» Exercise
Reproduce nothing but the lines from the start of the material through the line that includes "import * as", both ends included, and omit every picture.

» Stored data

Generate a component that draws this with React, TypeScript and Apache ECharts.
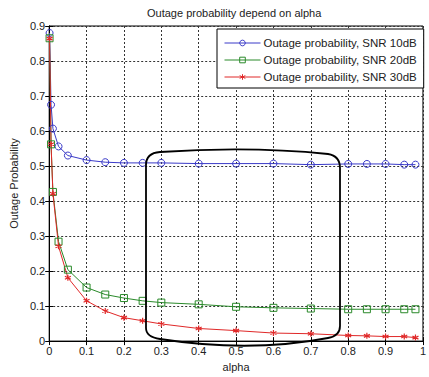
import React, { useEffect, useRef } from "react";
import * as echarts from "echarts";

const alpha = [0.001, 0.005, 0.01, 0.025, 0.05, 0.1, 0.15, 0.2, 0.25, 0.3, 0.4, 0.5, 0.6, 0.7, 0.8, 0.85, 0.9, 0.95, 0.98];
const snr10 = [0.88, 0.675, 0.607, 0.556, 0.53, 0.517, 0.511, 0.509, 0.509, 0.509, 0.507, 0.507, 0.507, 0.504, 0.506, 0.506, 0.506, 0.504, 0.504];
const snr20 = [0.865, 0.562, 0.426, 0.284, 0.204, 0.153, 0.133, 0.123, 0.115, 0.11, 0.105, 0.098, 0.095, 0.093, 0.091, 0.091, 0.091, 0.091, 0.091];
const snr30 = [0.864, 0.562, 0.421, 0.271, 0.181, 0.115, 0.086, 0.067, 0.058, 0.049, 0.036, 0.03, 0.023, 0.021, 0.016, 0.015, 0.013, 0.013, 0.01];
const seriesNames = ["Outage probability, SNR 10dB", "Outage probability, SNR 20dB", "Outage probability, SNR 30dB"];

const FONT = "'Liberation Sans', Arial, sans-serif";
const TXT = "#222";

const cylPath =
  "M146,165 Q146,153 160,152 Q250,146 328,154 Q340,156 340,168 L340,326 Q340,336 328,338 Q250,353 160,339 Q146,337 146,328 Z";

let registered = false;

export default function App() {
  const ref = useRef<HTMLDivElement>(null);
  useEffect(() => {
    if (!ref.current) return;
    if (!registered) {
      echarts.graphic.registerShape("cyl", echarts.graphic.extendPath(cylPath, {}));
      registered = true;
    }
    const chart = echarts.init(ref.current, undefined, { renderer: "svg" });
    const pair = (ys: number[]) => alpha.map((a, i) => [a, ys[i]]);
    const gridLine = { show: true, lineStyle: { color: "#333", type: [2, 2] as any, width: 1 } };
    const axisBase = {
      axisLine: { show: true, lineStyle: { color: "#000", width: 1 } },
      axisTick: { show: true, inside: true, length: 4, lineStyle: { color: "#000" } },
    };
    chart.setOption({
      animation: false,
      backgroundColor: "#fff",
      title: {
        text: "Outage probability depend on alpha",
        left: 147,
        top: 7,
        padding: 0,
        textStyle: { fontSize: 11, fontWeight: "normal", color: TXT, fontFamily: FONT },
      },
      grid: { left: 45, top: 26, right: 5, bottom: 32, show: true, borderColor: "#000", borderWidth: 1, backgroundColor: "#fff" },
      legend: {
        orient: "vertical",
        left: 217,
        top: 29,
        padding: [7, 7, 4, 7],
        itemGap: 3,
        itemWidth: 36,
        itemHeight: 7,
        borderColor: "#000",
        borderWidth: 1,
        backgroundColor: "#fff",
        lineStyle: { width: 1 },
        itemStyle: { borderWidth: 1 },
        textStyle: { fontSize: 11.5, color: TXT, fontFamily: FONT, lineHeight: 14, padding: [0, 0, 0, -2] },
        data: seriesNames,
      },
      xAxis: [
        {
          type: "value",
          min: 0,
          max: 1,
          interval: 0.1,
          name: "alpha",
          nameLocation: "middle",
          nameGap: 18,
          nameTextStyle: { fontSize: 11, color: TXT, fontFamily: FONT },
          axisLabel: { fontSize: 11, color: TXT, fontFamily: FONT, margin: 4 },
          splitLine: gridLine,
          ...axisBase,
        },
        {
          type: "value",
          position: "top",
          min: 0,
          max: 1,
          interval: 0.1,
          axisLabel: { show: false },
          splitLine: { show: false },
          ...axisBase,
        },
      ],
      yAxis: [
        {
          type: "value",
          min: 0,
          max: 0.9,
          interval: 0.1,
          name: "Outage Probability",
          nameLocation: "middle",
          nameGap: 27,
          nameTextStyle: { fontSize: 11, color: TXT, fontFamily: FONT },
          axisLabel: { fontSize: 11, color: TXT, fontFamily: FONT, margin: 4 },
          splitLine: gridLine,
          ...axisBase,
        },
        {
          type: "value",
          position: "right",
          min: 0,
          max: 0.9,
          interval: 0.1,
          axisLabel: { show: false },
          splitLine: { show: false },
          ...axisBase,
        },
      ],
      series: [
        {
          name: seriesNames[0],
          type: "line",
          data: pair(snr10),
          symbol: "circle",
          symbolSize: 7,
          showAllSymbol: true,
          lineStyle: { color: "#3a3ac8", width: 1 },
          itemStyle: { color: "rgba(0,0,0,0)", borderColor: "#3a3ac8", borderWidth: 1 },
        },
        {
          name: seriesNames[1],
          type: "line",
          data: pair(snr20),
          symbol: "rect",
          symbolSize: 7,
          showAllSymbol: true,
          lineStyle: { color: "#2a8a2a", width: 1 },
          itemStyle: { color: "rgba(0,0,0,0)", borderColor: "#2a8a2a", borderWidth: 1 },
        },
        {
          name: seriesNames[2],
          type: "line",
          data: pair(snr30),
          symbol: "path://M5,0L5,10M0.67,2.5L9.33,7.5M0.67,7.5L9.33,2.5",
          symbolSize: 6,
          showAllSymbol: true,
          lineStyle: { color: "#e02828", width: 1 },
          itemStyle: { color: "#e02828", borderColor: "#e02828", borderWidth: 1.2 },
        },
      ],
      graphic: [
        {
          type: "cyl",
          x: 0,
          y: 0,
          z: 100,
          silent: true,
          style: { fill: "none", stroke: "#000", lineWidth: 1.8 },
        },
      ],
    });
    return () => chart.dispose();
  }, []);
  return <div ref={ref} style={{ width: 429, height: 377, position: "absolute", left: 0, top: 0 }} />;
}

» Exercise solution
Generate a component that draws this with React, TypeScript and Apache ECharts.
import React, { useEffect, useRef } from "react";
import * as echarts from "echarts";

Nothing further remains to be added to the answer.